Worthwhile on a full-auto -- especially where you are basically dealing with a registered lower receiver that is worth $10,000 versus a common $40 semi-auto receiver.

If you think you are going to shoot your semi enough to "egg-out" the fire control parts, in view of how much you will spend on ammo, and barrels, to do that, you can surely afford to buy a footlocker full of stripped lowers.
 
I have had these anti walk pins for some time and while I was in the middle of the build I was wondering if I should use them.
Never used them before but then again I never had a problem with my personal AR's with the pins walking out.
I have put them in friends AR's that have had that problem though.
 
i don't guess they hurt anything. probably a waste of money though.

i actually had a cheap cast lower that was registered as a machine gun. i put them on it because it was worth $10k and I put tens of thousands of 223 and 22lr rounds through it, and the material isn't nearly as good as forged lowers are today.

i don't have them on any other rifle, except a carbon fiber lower, and I've made a couple dozen that I've shot in various matches from camp perry to 3gun
though, i do have a magnesium-aluminum lower that it might make sense for and if i had a plastic lower that i cared about, it might make sense for that too.
 
I have 6 AR's. had issues with pins walking on 2 of them so i installed anti-walk pins on all of them to prevent problem. YMMV.
 
My Suppressed SBR had issues at a rifle course with the pins walking out where we were shooting hundreds of rounds in short periods of time. I had to push them back about every 30 rounds before they knocked the spring off. I replaced them with the anti walk pins and have had no problems.
I hate when people say that it is a solution to something that hasn't been a problem...just because they hadn't experienced that problem.
 
I hate when people say that it is a solution to something that hasn't been a problem...just because they hadn't experienced that problem.

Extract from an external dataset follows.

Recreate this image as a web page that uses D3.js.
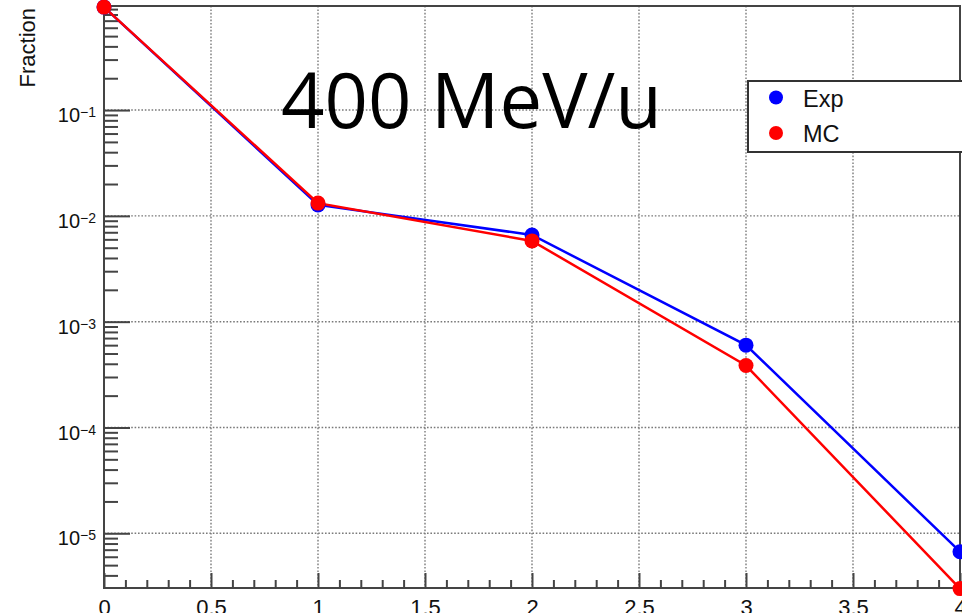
<!DOCTYPE html>
<html>
<head>
<meta charset="utf-8">
<script src="https://cdn.jsdelivr.net/npm/d3@7"></script>
<style>
  body { margin: 0; background: #fff; overflow: hidden; }
  svg { display: block; }
</style>
</head>
<body>
<div id="chart"></div>
<script>
// data
const xValues = [0, 1, 2, 3, 4];
const expValues = [0.94, 0.0127, 0.0066, 6.0e-4, 6.7e-6];
const mcValues = [0.94, 0.0132, 0.0058, 3.85e-4, 3.0e-6];
const xMajorTicks = [0, 0.5, 1, 1.5, 2, 2.5, 3, 3.5, 4];
const yMajorTicks = [1e-5, 1e-4, 1e-3, 1e-2, 1e-1];
const yExponents = ["−5", "−4", "−3", "−2", "−1"];
const seriesNames = ["Exp", "MC"];
const seriesColors = ["#0000ff", "#ff0000"];

const width = 962;
const height = 613;
const frame = { left: 104, right: 960, top: 6, bottom: 588 };

const svg = d3.select("#chart")
  .append("svg")
  .attr("width", width)
  .attr("height", height);

const x = d3.scaleLinear()
  .domain([0, 4])
  .range([frame.left, frame.right]);

const y = d3.scaleLog()
  .domain([3.04e-6, 0.963])
  .range([frame.bottom, frame.top]);

// minor ticks
const xMinorTicks = d3.range(0, 41).map(d => d / 10).filter(d => Math.round(d * 10) % 5 !== 0);
const yMinorTicks = [];
for (let e = -6; e <= 0; e++) {
  for (let k = 2; k <= 9; k++) {
    const v = k * Math.pow(10, e);
    if (v >= y.domain()[0] && v <= y.domain()[1]) yMinorTicks.push(v);
  }
}

// grid
const grid = svg.append("g")
  .attr("stroke", "#7a7a7a")
  .attr("stroke-width", 1.4)
  .attr("stroke-dasharray", "1.6,1.8");

grid.selectAll("line.gx")
  .data(xMajorTicks.filter(d => d > 0 && d < 4))
  .join("line")
  .attr("x1", d => x(d)).attr("x2", d => x(d))
  .attr("y1", frame.top).attr("y2", frame.bottom);

grid.selectAll("line.gy")
  .data(yMajorTicks)
  .join("line")
  .attr("x1", frame.left).attr("x2", frame.right)
  .attr("y1", d => y(d)).attr("y2", d => y(d));

// axes (ticks pointing inward, ROOT style)
const axisColor = "#444";

const xMinorAxis = svg.append("g")
  .attr("transform", `translate(0,${frame.bottom})`)
  .call(d3.axisBottom(x).tickValues(xMinorTicks).tickSizeInner(-8).tickSizeOuter(0).tickFormat(""));

const xAxis = svg.append("g")
  .attr("transform", `translate(0,${frame.bottom})`)
  .call(d3.axisBottom(x).tickValues(xMajorTicks).tickSizeInner(-15).tickSizeOuter(0).tickPadding(11)
    .tickFormat(d3.format("~g")));

xAxis.selectAll("text")
  .attr("font-family", "'Liberation Sans', Arial, sans-serif")
  .attr("font-size", 22)
  .attr("fill", "#111");

const yMinorAxis = svg.append("g")
  .attr("transform", `translate(${frame.left},0)`)
  .call(d3.axisLeft(y).tickValues(yMinorTicks).tickSizeInner(-14).tickSizeOuter(0).tickFormat(""));

const yAxis = svg.append("g")
  .attr("transform", `translate(${frame.left},0)`)
  .call(d3.axisLeft(y).tickValues(yMajorTicks).tickSizeInner(-26).tickSizeOuter(0).tickPadding(8)
    .tickFormat(""));

yAxis.selectAll(".tick text")
  .attr("font-family", "'Liberation Sans', Arial, sans-serif")
  .attr("font-size", 20)
  .attr("fill", "#111")
  .attr("dy", "0.58em")
  .each(function(d, i) {
    const t = d3.select(this);
    t.append("tspan").text("10");
    t.append("tspan").attr("font-size", 14).attr("dy", -5).text(yExponents[i]);
  });

[xMinorAxis, xAxis, yMinorAxis, yAxis].forEach(g => {
  g.select(".domain").remove();
  g.selectAll(".tick line").attr("stroke", axisColor).attr("stroke-width", 2);
});

// frame
svg.append("rect")
  .attr("x", frame.left)
  .attr("y", frame.top)
  .attr("width", frame.right - frame.left)
  .attr("height", frame.bottom - frame.top)
  .attr("fill", "none")
  .attr("stroke", axisColor)
  .attr("stroke-width", 2);

// y axis title
svg.append("text")
  .attr("transform", "translate(35,8) rotate(-90)")
  .attr("text-anchor", "end")
  .attr("font-family", "'Liberation Sans', Arial, sans-serif")
  .attr("font-size", 22)
  .attr("fill", "#111")
  .text("Fraction");

// series
const line = d3.line()
  .x((d, i) => x(xValues[i]))
  .y(d => y(d));

[expValues, mcValues].forEach((vals, s) => {
  svg.append("path")
    .datum(vals)
    .attr("fill", "none")
    .attr("stroke", seriesColors[s])
    .attr("stroke-width", 2.5)
    .attr("d", line);
});

[expValues, mcValues].forEach((vals, s) => {
  svg.append("g")
    .selectAll("circle")
    .data(vals)
    .join("circle")
    .attr("cx", (d, i) => x(xValues[i]))
    .attr("cy", d => y(d))
    .attr("r", 7.5)
    .attr("fill", seriesColors[s]);
});

// big label
svg.append("text")
  .attr("x", 281)
  .attr("y", 128)
  .attr("font-family", "'Open Sans', sans-serif")
  .attr("font-size", 76)
  .attr("fill", "#000")
  .text("400 MeV/u");

// legend
const legend = svg.append("g");
legend.append("rect")
  .attr("x", 748)
  .attr("y", 81)
  .attr("width", 260)
  .attr("height", 71)
  .attr("fill", "#fff")
  .attr("stroke", "#333")
  .attr("stroke-width", 2);

const legendRows = [97.5, 133];
seriesNames.forEach((name, i) => {
  legend.append("circle")
    .attr("cx", 776)
    .attr("cy", legendRows[i])
    .attr("r", 7)
    .attr("fill", seriesColors[i]);
  legend.append("text")
    .attr("x", 803)
    .attr("y", legendRows[i] + 9)
    .attr("font-family", "'Liberation Sans', Arial, sans-serif")
    .attr("font-size", 23.5)
    .attr("fill", "#111")
    .text(name);
});
</script>
</body>
</html>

usually those people are making the assumption the trigger springs or pins weren't properly manufactured or installed in the first place. pins shouldn't be able to walk out normally, but installing the springs wrong is a very common mistake during assembly.

what do you mean by "knocked the spring off"?
 
I have one set of anti roll pins in an AR. It was one that I bought for my daughter, already had them installed.

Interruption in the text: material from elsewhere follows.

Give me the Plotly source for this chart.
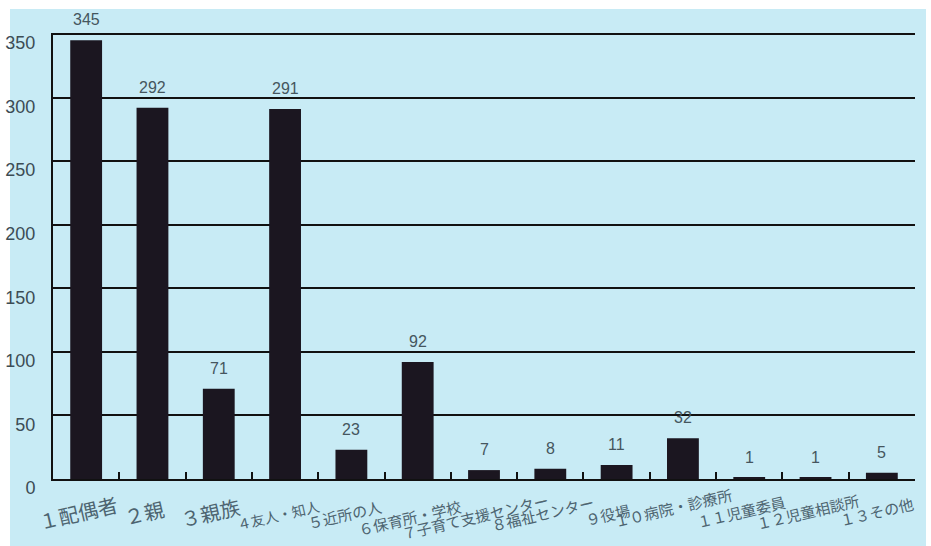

Haven't has a problem with the rest of them though.
 
I bought a set for my 9mm build just in case, because I had the trigger pin break. Now it may have been a defective trigger pin, but we will never know. It currently has less than 1000 rds through it but if it breaks again I will be ready.
 
While the anti-roll pins are not "needed" on a semi-auto build, I have noticed a bit of improvement in trigger pull on SOME rifles. Not all. I have no idea what makes the difference, other than some part of the fire control group in some lower parts kits. I have several AR's and have tried them in all of them. Two still have the pins in because I noticed a difference in trigger pull. The rest do not, as I noticed no difference. If you've got them on hand, give it a whirl with and without.
 
I purchased a used Noveske N4 lower at the height of the panic which had a set of KNS anti-rotation pins installed on it.
I asked the previous owner if the holes were out of spec and I was told that he installed the KNS pins in the lower when it was being built.
I gauged the holes to confirm that they were in spec.
I have not noticed any negative effects from these pins being installed even on a Geissele SSA-E trigger.
 
I have KNS pins in both my AR's. My bottom line decision after reading many such threads as this one, and listening to people argue back and forth about the usefulness of them, was that it's cheap insurance. For less than %1 of the total price of my build, it took one possible failure point out of the equation.